# What is expected
Skip every image and restate the data word for word.
[start of Collected material]
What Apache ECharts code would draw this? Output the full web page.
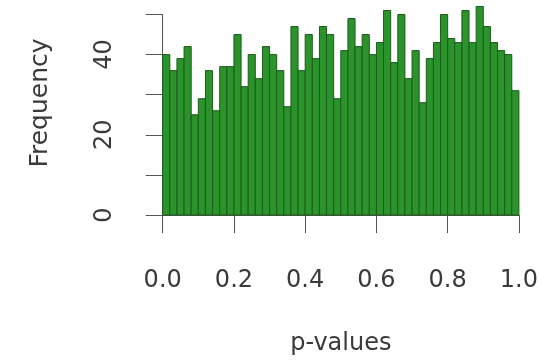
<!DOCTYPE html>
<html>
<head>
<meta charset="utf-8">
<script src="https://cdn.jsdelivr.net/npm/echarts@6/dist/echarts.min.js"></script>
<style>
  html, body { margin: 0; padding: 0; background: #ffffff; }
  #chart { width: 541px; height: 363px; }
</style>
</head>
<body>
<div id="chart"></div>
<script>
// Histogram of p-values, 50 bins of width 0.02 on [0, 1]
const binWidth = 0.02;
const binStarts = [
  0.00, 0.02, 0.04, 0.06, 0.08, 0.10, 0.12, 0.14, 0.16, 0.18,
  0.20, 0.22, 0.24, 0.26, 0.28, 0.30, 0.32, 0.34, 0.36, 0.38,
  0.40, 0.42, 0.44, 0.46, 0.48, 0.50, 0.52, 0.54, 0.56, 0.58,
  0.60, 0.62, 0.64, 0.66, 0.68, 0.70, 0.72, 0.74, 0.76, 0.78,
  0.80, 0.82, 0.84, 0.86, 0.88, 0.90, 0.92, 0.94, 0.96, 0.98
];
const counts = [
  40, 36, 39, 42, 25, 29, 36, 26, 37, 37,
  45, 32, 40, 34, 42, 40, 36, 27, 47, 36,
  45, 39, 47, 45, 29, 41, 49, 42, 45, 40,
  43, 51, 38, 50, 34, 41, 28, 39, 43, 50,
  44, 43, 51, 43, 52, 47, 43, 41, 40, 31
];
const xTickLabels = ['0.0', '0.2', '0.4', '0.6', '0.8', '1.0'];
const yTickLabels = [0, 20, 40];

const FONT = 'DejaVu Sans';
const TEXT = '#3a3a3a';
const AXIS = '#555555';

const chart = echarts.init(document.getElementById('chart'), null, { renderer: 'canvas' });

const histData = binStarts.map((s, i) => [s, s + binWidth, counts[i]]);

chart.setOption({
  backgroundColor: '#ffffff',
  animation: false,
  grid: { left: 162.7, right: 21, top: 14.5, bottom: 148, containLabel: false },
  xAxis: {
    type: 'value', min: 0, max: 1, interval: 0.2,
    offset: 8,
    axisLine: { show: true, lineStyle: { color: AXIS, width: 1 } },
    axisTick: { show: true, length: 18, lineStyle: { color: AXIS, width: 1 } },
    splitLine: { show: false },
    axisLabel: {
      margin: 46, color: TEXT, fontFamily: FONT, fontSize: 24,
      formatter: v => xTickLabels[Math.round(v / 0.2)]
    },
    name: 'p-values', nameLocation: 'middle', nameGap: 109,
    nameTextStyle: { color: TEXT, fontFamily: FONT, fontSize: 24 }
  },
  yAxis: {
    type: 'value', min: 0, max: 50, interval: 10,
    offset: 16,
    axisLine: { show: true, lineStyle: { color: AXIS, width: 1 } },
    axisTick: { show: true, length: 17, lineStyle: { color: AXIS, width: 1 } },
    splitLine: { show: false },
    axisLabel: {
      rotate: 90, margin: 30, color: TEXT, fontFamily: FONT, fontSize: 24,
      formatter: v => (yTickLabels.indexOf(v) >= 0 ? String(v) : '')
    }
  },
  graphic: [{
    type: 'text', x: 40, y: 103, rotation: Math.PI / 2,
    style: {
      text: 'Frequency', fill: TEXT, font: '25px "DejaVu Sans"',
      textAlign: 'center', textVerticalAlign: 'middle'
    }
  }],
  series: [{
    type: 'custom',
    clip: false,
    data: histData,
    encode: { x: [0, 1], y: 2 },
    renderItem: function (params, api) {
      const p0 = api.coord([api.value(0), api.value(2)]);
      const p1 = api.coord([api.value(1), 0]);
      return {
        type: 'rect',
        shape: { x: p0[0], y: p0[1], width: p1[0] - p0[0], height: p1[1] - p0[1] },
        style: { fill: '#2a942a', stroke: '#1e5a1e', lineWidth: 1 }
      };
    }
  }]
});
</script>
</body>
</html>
[end of Collected material]
# Solved problem
What Apache ECharts code would draw this? Output the full web page.
<!DOCTYPE html>
<html>
<head>
<meta charset="utf-8">
<script src="https://cdn.jsdelivr.net/npm/echarts@6/dist/echarts.min.js"></script>
<style>
  html, body { margin: 0; padding: 0; background: #ffffff; }
  #chart { width: 541px; height: 363px; }
</style>
</head>
<body>
<div id="chart"></div>
<script>
// Histogram of p-values, 50 bins of width 0.02 on [0, 1]
const binWidth = 0.02;
const binStarts = [
  0.00, 0.02, 0.04, 0.06, 0.08, 0.10, 0.12, 0.14, 0.16, 0.18,
  0.20, 0.22, 0.24, 0.26, 0.28, 0.30, 0.32, 0.34, 0.36, 0.38,
  0.40, 0.42, 0.44, 0.46, 0.48, 0.50, 0.52, 0.54, 0.56, 0.58,
  0.60, 0.62, 0.64, 0.66, 0.68, 0.70, 0.72, 0.74, 0.76, 0.78,
  0.80, 0.82, 0.84, 0.86, 0.88, 0.90, 0.92, 0.94, 0.96, 0.98
];
const counts = [
  40, 36, 39, 42, 25, 29, 36, 26, 37, 37,
  45, 32, 40, 34, 42, 40, 36, 27, 47, 36,
  45, 39, 47, 45, 29, 41, 49, 42, 45, 40,
  43, 51, 38, 50, 34, 41, 28, 39, 43, 50,
  44, 43, 51, 43, 52, 47, 43, 41, 40, 31
];
const xTickLabels = ['0.0', '0.2', '0.4', '0.6', '0.8', '1.0'];
const yTickLabels = [0, 20, 40];

const FONT = 'DejaVu Sans';
const TEXT = '#3a3a3a';
const AXIS = '#555555';

const chart = echarts.init(document.getElementById('chart'), null, { renderer: 'canvas' });

const histData = binStarts.map((s, i) => [s, s + binWidth, counts[i]]);

chart.setOption({
  backgroundColor: '#ffffff',
  animation: false,
  grid: { left: 162.7, right: 21, top: 14.5, bottom: 148, containLabel: false },
  xAxis: {
    type: 'value', min: 0, max: 1, interval: 0.2,
    offset: 8,
    axisLine: { show: true, lineStyle: { color: AXIS, width: 1 } },
    axisTick: { show: true, length: 18, lineStyle: { color: AXIS, width: 1 } },
    splitLine: { show: false },
    axisLabel: {
      margin: 46, color: TEXT, fontFamily: FONT, fontSize: 24,
      formatter: v => xTickLabels[Math.round(v / 0.2)]
    },
    name: 'p-values', nameLocation: 'middle', nameGap: 109,
    nameTextStyle: { color: TEXT, fontFamily: FONT, fontSize: 24 }
  },
  yAxis: {
    type: 'value', min: 0, max: 50, interval: 10,
    offset: 16,
    axisLine: { show: true, lineStyle: { color: AXIS, width: 1 } },
    axisTick: { show: true, length: 17, lineStyle: { color: AXIS, width: 1 } },
    splitLine: { show: false },
    axisLabel: {
      rotate: 90, margin: 30, color: TEXT, fontFamily: FONT, fontSize: 24,
      formatter: v => (yTickLabels.indexOf(v) >= 0 ? String(v) : '')
    }
  },
  graphic: [{
    type: 'text', x: 40, y: 103, rotation: Math.PI / 2,
    style: {
      text: 'Frequency', fill: TEXT, font: '25px "DejaVu Sans"',
      textAlign: 'center', textVerticalAlign: 'middle'
    }
  }],
  series: [{
    type: 'custom',
    clip: false,
    data: histData,
    encode: { x: [0, 1], y: 2 },
    renderItem: function (params, api) {
      const p0 = api.coord([api.value(0), api.value(2)]);
      const p1 = api.coord([api.value(1), 0]);
      return {
        type: 'rect',
        shape: { x: p0[0], y: p0[1], width: p1[0] - p0[0], height: p1[1] - p0[1] },
        style: { fill: '#2a942a', stroke: '#1e5a1e', lineWidth: 1 }
      };
    }
  }]
});
</script>
</body>
</html>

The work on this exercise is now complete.